This is what really matters:
Somehow, America has concluded that the scandal of Katrina was the government's response to the disaster, not the government's contribution to the disaster. The Corps has eluded the public's outrage -- even though a useless Corps shipping canal intensified Katrina's surge, even though poorly designed Corps floodwalls collapsed just a few feet from an unnecessary $750 million Corps navigation project , even though the Corps had promoted development in dangerously low-lying New Orleans floodplains and had helped destroy the vast marshes that once provided the city's natural flood protection.I was reading about the uselessness, the damage, and the danger of the Army Corps of Engineers in 1970. Nothing has changed, except now New Orleans has been drowned. Gossip about who will win, should win, and the strategies arising therefrom, have always been with us, too.
The Federal Emergency Management Agency's failures didn't inundate a city, kill 1,000 residents and inflict $100 billion in damages. Yet FEMA is justifiably disgraced, while Congress keeps giving the Corps more money and more power. A new 185-point Senate report on what went wrong during Katrina waits until point No. 65 to mention the Corps "design and construction deficiencies" that left New Orleans underwater. Meanwhile, a new multibillion-dollar potpourri of Corps projects is nearing approval on Capitol Hill.
That's because the Corps is an addiction for members of Congress, who use its water projects to steer jobs and money to their constituents and contributors. President Bush has opposed dozens of the most egregious boondoggles, but Congress has kept funding them and the Corps has refused to renounce them -- while New Orleans has remained vulnerable.
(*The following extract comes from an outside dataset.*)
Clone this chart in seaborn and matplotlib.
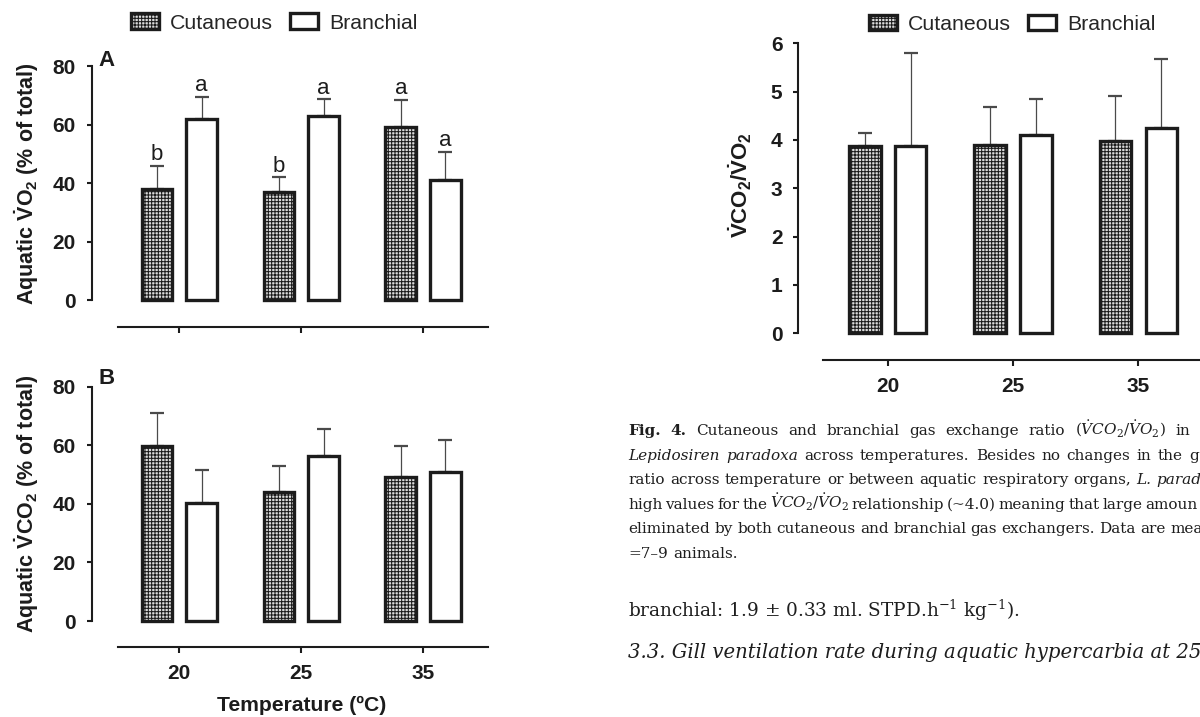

Even Prather, the agency's public representative on the Hill, complained in that private e-mail that the Corps has sacrificed its credibility by defending its indefensible projects -- he called them "swine" -- just as the Catholic Church defended its wayward priests.
"We have no strategy for saving ourselves," he wrote. "Someone needs to be supervising the Corps."
Which is more important? Which one should left blogistan hurl all its energy and abilities into? Maybe we should use our new-found influence to do something useful in the world, rather than continue the national game of musical chairs.